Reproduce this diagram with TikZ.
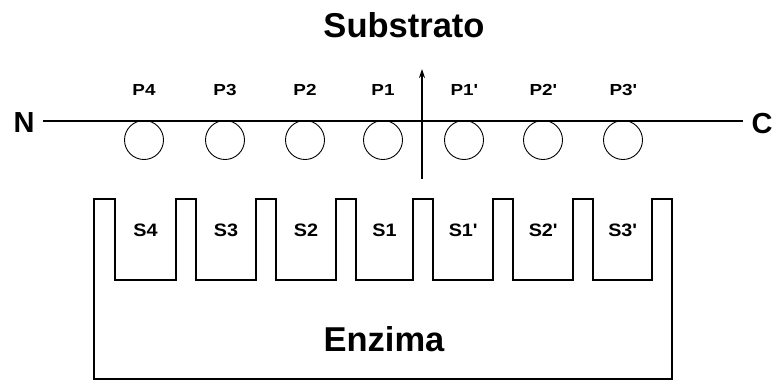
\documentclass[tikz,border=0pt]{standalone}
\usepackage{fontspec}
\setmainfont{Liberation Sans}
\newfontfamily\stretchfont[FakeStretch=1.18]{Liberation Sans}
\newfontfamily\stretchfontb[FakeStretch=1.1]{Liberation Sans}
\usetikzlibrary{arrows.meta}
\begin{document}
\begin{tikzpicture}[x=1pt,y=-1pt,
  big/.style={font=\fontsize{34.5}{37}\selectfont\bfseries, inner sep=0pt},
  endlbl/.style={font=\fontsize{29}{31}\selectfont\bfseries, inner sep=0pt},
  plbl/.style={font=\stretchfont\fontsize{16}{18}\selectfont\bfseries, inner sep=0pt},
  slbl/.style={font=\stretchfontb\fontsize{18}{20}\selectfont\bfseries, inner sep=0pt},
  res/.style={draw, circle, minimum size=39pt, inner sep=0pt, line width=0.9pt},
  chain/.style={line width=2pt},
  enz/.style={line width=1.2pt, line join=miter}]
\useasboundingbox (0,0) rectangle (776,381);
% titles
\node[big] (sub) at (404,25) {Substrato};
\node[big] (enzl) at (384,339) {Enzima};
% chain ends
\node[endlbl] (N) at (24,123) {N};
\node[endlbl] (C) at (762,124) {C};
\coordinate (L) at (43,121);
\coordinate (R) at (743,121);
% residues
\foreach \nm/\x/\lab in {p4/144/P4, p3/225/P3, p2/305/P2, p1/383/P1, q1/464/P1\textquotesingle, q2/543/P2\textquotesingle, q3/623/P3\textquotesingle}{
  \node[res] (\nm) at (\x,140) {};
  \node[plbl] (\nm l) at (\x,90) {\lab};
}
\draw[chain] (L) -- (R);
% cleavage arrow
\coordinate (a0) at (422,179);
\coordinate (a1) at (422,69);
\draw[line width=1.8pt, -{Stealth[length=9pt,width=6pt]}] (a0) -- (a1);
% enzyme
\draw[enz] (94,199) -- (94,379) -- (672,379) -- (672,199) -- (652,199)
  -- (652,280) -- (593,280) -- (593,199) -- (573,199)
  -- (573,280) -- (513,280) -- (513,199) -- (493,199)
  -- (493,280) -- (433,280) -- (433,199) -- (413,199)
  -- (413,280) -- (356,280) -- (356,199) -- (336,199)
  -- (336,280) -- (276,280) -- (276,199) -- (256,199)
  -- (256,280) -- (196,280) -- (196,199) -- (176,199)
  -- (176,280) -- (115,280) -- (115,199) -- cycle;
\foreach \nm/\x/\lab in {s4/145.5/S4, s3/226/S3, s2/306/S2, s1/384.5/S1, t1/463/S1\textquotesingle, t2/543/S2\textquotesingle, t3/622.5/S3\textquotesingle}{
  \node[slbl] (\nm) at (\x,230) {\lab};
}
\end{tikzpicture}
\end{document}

---

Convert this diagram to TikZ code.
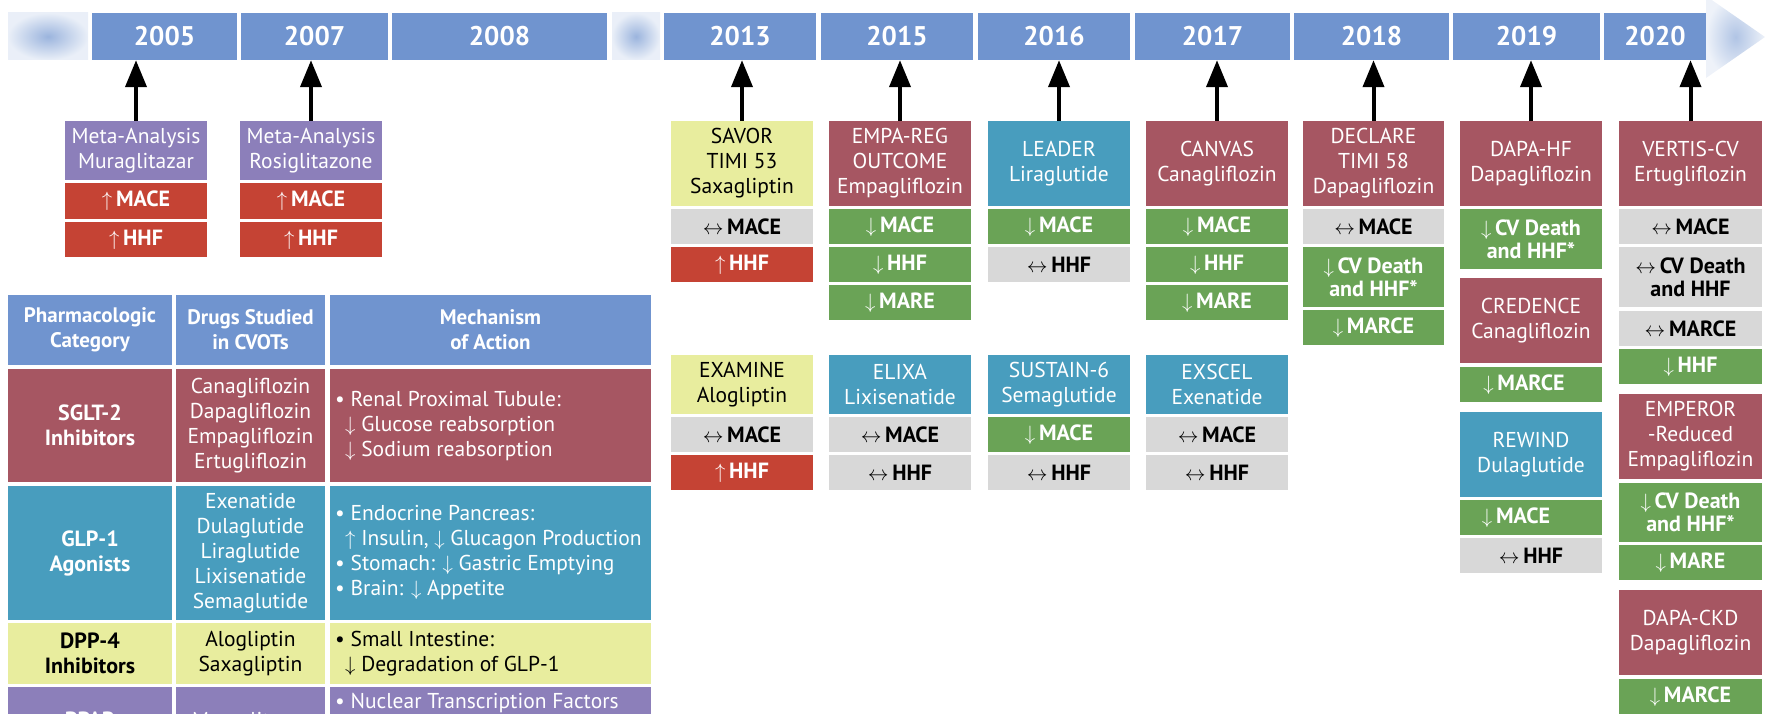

▶ [WRITTEN TASK]:
Reply with the number of lines in the data that include the string "this" and nothing else.

▶ [TASK OUTPUT]:
2